ジャジーでファンキーかつソウルフルな極上のトラックの上に、イキのいいラップが乗ったら、ほら、こんなに最高のヒップホップになりました! ……とでもいったところか? 1990年代のヒップホップが好きな人はほぼ間違いなく好きになるはず!
アメリカ西海岸の2人――MCのブルーとビートメイカーのエグザイルが届けてくれたのは、1990年代のヒップホップのヴァイブスを含みつつ、それでいてとてつもなくフレッシュなヒップホップ・アルバム。そんな本作はこんな作品(↓)のようです。
そのジャジーな風合いのビートと巧みなライムのケミストリーが各所から高い評価を集めアングラ・ヒット、その後もあらゆるフォーマットで幾度となく再発された人気盤で、'00年代西海岸アンダーグラウンド・シーンを代表するロングセラーとなった2007年発表の名作『Below The Heavens』。そのリリースから10年を記念し、ラッパー Bluとビートメイカー Exileの黄金デュオが、当時制作された40曲以上に及ぶ音源アーカイブから「ベスト・オブ・ベスト」たる14曲をチョイス&コンパイル、その名も『In The Beginning』として銘打ちアルバム化!門外不出だった完全未発表音源から、少量プレスの再発盤にだけ収録されたボーナス・トラック曲、さらには当時手売りでCD-Rのみ販売されたレアなEP『Lifted』から数曲をピックアップするなど、まさに『Below The Heavens』の番外編ともいうべき充実の内容。いわゆる「未発表コンピ」と思って侮るなかれ。2012年の2ndアルバム『Give Me My Flowers…』に続く、彼らの「3作目」として緻密に再構築された文句ナシのフルアルバムである。
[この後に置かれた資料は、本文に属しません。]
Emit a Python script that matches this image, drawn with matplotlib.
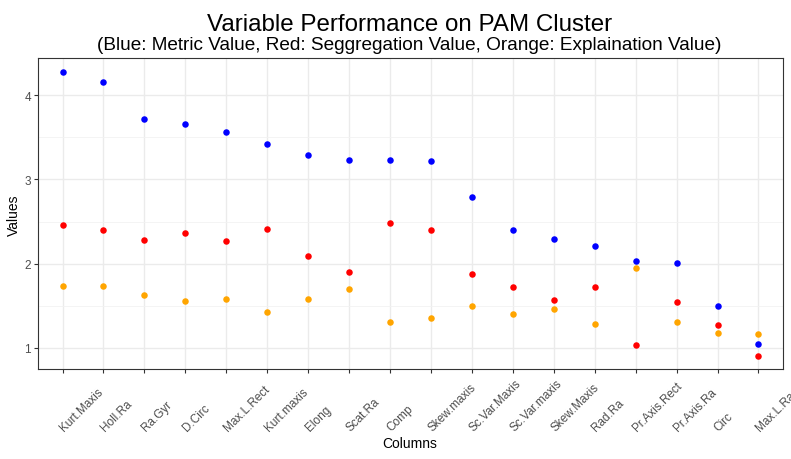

過去にリリースした作品のベスト・オブ・ベストというのだから、カッコヨサはいわずもがな。やや渋めのジャジーなフレーズを用いて大人っぽいダンディなたたずまいを見せつつ、ファンキーにやんちゃにハネるリズムを大量に導入し、そしてラップは陽気で、しかしクール……。
ヒップホップの黄金期の2010年代版、あるいは黄金期を再現……、したような感のある作品。ここにあるのはヒップホップの理想郷のひとつ?